I am not advocating for Go, it just seems that these discussions often pigeonhole technologies, and a common one is the strange belief that Go is just another Java/C#, and Rust is the next low level language.
I was unclear: the key bit from that first sentence is "any failures are flagged". Go does give more static control over stack vs. heap than Java, but it's still perfectly happy to implicitly promote things to the heap to make code work. This means that Go offers less control over memory (one of the things needed in a low-level language) than Rust.
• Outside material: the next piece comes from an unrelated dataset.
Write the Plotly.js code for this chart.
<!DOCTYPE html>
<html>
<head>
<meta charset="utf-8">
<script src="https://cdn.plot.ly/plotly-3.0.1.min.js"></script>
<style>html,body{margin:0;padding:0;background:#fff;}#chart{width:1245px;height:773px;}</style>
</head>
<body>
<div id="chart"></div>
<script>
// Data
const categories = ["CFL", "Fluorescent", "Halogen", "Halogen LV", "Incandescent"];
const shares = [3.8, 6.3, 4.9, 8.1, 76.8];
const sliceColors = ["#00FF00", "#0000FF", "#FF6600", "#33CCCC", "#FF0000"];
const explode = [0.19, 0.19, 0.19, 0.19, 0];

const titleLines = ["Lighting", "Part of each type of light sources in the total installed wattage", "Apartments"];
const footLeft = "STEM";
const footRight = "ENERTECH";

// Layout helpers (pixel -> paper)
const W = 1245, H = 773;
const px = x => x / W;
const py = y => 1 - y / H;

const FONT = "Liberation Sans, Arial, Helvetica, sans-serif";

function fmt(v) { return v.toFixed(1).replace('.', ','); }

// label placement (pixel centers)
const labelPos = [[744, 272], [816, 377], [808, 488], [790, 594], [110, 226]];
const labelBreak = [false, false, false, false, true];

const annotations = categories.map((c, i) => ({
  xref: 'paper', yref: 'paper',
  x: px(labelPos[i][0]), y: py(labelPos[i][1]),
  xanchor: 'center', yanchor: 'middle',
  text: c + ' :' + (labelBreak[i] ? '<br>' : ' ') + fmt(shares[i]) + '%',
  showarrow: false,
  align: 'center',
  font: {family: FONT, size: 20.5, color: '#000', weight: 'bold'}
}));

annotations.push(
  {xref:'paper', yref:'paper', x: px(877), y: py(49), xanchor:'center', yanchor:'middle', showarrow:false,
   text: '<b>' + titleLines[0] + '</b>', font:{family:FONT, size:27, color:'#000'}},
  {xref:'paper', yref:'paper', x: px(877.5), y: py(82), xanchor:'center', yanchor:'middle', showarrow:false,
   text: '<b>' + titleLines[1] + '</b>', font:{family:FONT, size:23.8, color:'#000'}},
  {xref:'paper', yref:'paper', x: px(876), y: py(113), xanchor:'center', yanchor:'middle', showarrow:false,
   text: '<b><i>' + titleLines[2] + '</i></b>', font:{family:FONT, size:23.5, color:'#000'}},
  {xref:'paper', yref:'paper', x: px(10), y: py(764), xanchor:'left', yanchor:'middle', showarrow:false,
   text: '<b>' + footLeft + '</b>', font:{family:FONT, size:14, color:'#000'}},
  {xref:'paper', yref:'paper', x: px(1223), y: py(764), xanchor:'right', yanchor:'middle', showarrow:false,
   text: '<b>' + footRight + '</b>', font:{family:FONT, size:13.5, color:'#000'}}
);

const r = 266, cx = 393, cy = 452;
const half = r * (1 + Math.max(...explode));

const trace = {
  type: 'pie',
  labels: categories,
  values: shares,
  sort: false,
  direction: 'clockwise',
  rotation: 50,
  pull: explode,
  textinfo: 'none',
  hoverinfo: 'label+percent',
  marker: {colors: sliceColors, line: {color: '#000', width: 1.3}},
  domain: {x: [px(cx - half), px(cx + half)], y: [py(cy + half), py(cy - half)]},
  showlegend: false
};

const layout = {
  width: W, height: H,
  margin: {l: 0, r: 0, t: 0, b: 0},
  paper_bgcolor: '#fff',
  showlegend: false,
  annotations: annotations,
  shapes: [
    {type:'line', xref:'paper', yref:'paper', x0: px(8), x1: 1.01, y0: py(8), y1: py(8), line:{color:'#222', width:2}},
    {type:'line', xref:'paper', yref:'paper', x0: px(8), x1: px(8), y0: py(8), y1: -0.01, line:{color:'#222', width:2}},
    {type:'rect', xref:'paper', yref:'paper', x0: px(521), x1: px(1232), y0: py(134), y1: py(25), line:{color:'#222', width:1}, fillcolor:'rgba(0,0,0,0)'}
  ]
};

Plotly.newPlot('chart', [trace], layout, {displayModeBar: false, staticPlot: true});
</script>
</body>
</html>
When, for instance, variables are being passed between threads/goroutine-equivalents, Rust will notice that things are trying to escape and tell the programmer that they need to decide how they want to handle it, rather than make the decision implicitly. (The Go approach isn't like C++ either, which also doesn't implicitly allocate, like Rust.)
There are many other aspects in which Go does not offer as much control as Rust, e.g. the former incorporates a runtime and garbage collector. This isn't disagreeing that Go offers more control than Java, but Rust (and C++) offers even more than Go.
How do you think that refutes what I said? Go absolutely makes that decision at compile time (of course it does -- Go does not have a VM). Is your point that they say that you shouldn't sweat it? Because of course you shouldn't, and ideally it is making the right choice, which most of the time is the stack.